I used to watch my brother open his pile of presents and get all the things you buy for kids - games, a bike, the inevitable pairs of socks from distant aunties and uncles, things my parents asked him if he wanted. I'd always get something nice from my Nan, and god knows she tried hard, but she was too nervous to buy books for me, so it was usually a nice packet of hankies and maybe bubble bath. From my parents I got underwear and school clothes in one package. Nan used to pretend her gifts were from Santa when I was little. My parents didn't bother.
Sounds grinchy? Whingy? There are kids out there who don't get Christmas at all? Do I give a fuck right now?
When I converted to Christianity, I tried to make the holiday mean something. I sang in the choir, I went to Christmas services, I threw myself into decorating the house and helping make lunch. The response? My mother whined that hot roast meat was 'stupid', my father thundered that he wasn't going to have decorations 'all over the house'. They refused to come to the carols services with me, even when I scored a solo role singing a beautiful 'Magnificat', and scorned my beliefs. It wasn't until my brother said he'd like to put up more decorations than just the tree that my Dad agreed - and then helped my brother with enthusiasm, even buying some outdoor lights to go around the outside of his bedroom window.

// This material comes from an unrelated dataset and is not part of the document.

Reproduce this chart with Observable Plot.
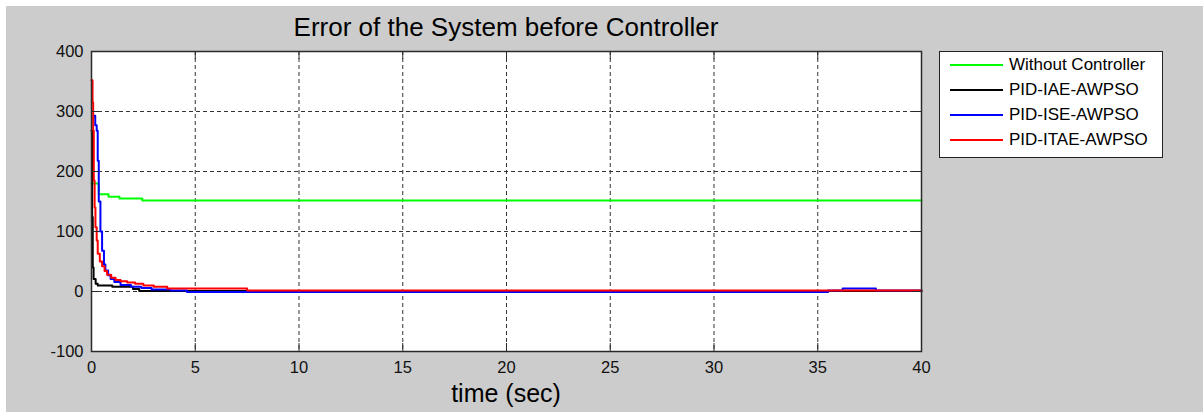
<!DOCTYPE html>
<html><head><meta charset="utf-8">
<script src="https://cdn.jsdelivr.net/npm/d3@7"></script>
<script src="https://cdn.jsdelivr.net/npm/@observablehq/plot@0.6"></script>
<style>
html,body{margin:0;padding:0;background:#fff;width:1203px;height:412px;overflow:hidden;font-family:"Liberation Sans",Arial,sans-serif;}
#bg{position:absolute;left:6px;top:6px;width:1197px;height:406px;background:#cccccc;}
#chart{position:absolute;left:0;top:0;}
#title{position:absolute;left:91px;width:830px;top:12px;text-align:center;font-size:26px;line-height:30px;color:#000;white-space:nowrap;}
#xlabel{position:absolute;left:91px;width:830px;top:378px;text-align:center;font-size:25px;line-height:30px;color:#000;white-space:nowrap;}
#legend{position:absolute;left:939px;top:51px;width:224px;height:107px;box-sizing:border-box;border:1px solid #222;background:#fff;}
.lg-line{position:absolute;left:950px;width:53px;height:2px;}
.lg-text{position:absolute;left:1009px;font-size:17px;line-height:20px;color:#000;white-space:nowrap;}
</style>
</head><body>
<div id="bg"></div>
<div id="chart"></div>
<div id="title"></div>
<div id="xlabel"></div>
<div id="legend"></div>
<div id="legend-items"></div>
<script>
const titleText = "Error of the System before Controller";
const xLabelText = "time (sec)";
const xTicks = [0, 5, 10, 15, 20, 25, 30, 35, 40];
const yTicks = [-100, 0, 100, 200, 300, 400];

const seriesNames = ["Without Controller", "PID-IAE-AWPSO", "PID-ISE-AWPSO", "PID-ITAE-AWPSO"];
const seriesColors = ["#00ff00", "#000000", "#0000ff", "#ff0000"];

const greenT = [0, 0.35, 0.82, 1.35, 2.45, 40];
const greenV = [180, 162, 158, 155, 151.5, 151.5];

const blackT = [0, 0.03, 0.06, 0.1, 0.2, 0.3, 1.0, 2.0, 2.3, 40];
const blackV = [268, 124, 40, 21, 13, 10, 8, 4, 1, 0];

const blueT = [0.1, 0.18, 0.25, 0.3, 0.35, 0.43, 0.51, 0.6, 0.67, 0.8, 0.92, 1.1, 1.4, 1.9, 2.4, 2.9, 3.8, 4.6, 35.5, 36.2, 37.8, 40];
const blueV = [293, 277, 268, 218, 150, 100, 68, 45, 35, 27, 21, 16, 11, 8, 6, 3.5, 1.7, -1, 1.5, 5, 1.5, 1.5];

const redT = [0, 0.05, 0.08, 0.11, 0.15, 0.19, 0.25, 0.3, 0.4, 0.51, 0.63, 0.75, 0.95, 1.16, 1.4, 1.72, 2.1, 2.5, 3.0, 3.65, 7.5, 40];
const redV = [352, 315, 268, 185, 140, 107, 85, 63, 50, 42, 34, 28, 23, 19, 17, 15, 13, 10, 8, 5, 1.5, 1.5];

const seriesT = [greenT, blackT, blueT, redT];
const seriesV = [greenV, blackV, blueV, redV];

const rows = [];
seriesNames.forEach((name, s) => {
  seriesT[s].forEach((t, i) => rows.push({series: name, t, v: seriesV[s][i]}));
});

const W = 1203, H = 412;
const mL = 91, mR = 282, mT = 51, mB = 61;
const plotW = W - mL - mR, plotH = H - mT - mB;
const tickLen = 8;
const axisColor = "#2a2a2a";

const lineMarks = seriesNames.map((name, s) =>
  Plot.line(rows.filter(r => r.series === name), {
    x: "t", y: "v", stroke: seriesColors[s], strokeWidth: 2, curve: "step-after"
  })
);

const chart = Plot.plot({
  width: W, height: H,
  marginLeft: mL, marginRight: mR, marginTop: mT, marginBottom: mB,
  x: {domain: [0, 40]},
  y: {domain: [-100, 400]},
  style: {background: "transparent", fontFamily: "'Liberation Sans', Arial, sans-serif", fontSize: "16.5px", color: "#111", overflow: "visible"},
  marks: [
    Plot.frame({fill: "white", stroke: null}),
    Plot.gridX(xTicks, {stroke: "#333", strokeOpacity: 1, strokeDasharray: "4,3"}),
    Plot.gridY(yTicks, {stroke: "#333", strokeOpacity: 1, strokeDasharray: "4,3"}),
    ...lineMarks,
    Plot.tickX(xTicks, {x: d => d, insetTop: plotH - tickLen, stroke: axisColor}),
    Plot.tickX(xTicks, {x: d => d, insetBottom: plotH - tickLen, stroke: axisColor}),
    Plot.tickY(yTicks, {y: d => d, insetRight: plotW - tickLen, stroke: axisColor}),
    Plot.tickY(yTicks, {y: d => d, insetLeft: plotW - tickLen, stroke: axisColor}),
    Plot.frame({stroke: axisColor, strokeWidth: 1.5}),
    Plot.axisX(xTicks, {tickSize: 0, tickPadding: 10, label: null, tickFormat: d => String(d), fontSize: 16.5, fill: "#111"}),
    Plot.axisY(yTicks, {tickSize: 0, tickPadding: 8, label: null, tickFormat: d => String(d), fontSize: 16.5, fill: "#111"})
  ]
});
document.getElementById("chart").appendChild(chart);
document.getElementById("title").textContent = titleText;
document.getElementById("xlabel").textContent = xLabelText;

const legendItems = document.getElementById("legend-items");
const legendY0 = 64.5, legendStep = 25;
seriesNames.forEach((name, i) => {
  const cy = legendY0 + i * legendStep;
  const ln = document.createElement("div");
  ln.className = "lg-line";
  ln.style.top = (cy - 1) + "px";
  ln.style.background = seriesColors[i];
  legendItems.appendChild(ln);
  const tx = document.createElement("div");
  tx.className = "lg-text";
  tx.style.top = (cy - 10) + "px";
  tx.textContent = name;
  legendItems.appendChild(tx);
});
</script>
</body></html>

Meanwhile my church was full of families wearing tinsel on their lapels and kitschy earrings with snowmen and bells. My friends told me about helping decorate their trees, how many family were coming for lunch, how they were going to Carols by Candlelight ... and even the stories of their elderly relatives snarking at each other after lunch sounded great.

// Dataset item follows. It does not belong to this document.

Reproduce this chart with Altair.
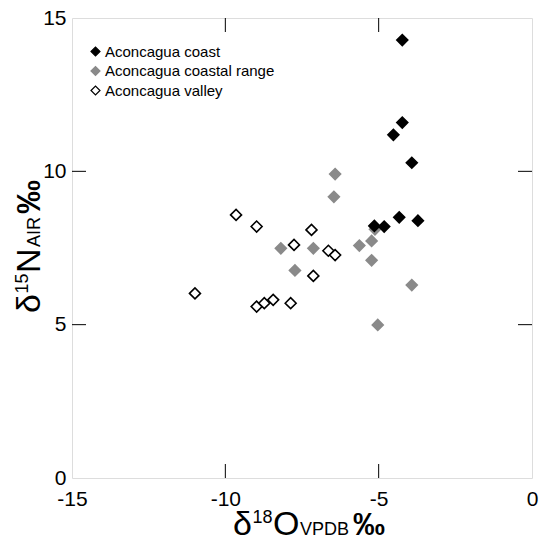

Skip ahead to now ... I have a family of my own, and I'm grafted on to another, one with traditions and a commitment to the season - not for religious reasons per se, but as family time. My in-laws still put up a tree, long after their kids are grown and gone. They believe in being together, planning a good meal to which everyone can contribute. They even believe in making the effort to find gifts that will be meaningful for their intended recipients.

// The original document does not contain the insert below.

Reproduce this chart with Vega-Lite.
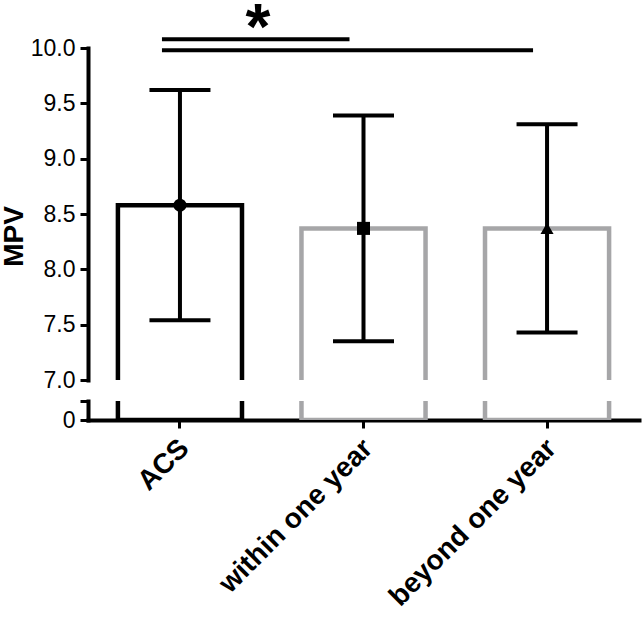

It's so completely fucking alien to me. I don't know how to be someone like that. I've tried to do a few things on my own, hosting the lunch one year and inviting people over for an open house chill-out in the evening. And I'm pretty good at pretending. But I watch news items on TV about the little girl whose Dad comes home from Iraq for Christmas and surprises her by dressing up at Santa ... I read about people eagerly planning for the day, taking part in community and church activities, organising 'Christmas drinks', impromptu carols, outings to drive the kids down The Boulevard to look at the light displays ... planning to pass on the traditions of their childhoods to their own kids, current or future hoped-for ... and it's nothing I understand.
Because Christmas for me was about pacifying my Nan and doing everything for my brother ... about making sure I knew I was an afterthought at best, an inconvenience at worst. After I left home, I kept sending Christmas cards, ones I'd chosen specifically for them and thought long and hard about what I'd write in them. Most of the time, I got nothing, not even an acknowledgment. On the rare occasions (two, from memory) I did get something back, it was a generic card in which my mother had simply written my name, and 'from Mum and Dad'. (I don't know why that still hurt; I was used to it, after all.)
When the Lilygirl and Meglet were born the cards came regularly - still with the non-message, and clearly aimed at kids, but at least they came.
So what? I should suck it up and put it behind me, right? I have another family now, I'm part of something 'healthy' and 'normal', I can start from the beginning and build something great for the kids.
Yeah. It'd be good if I spoke the language.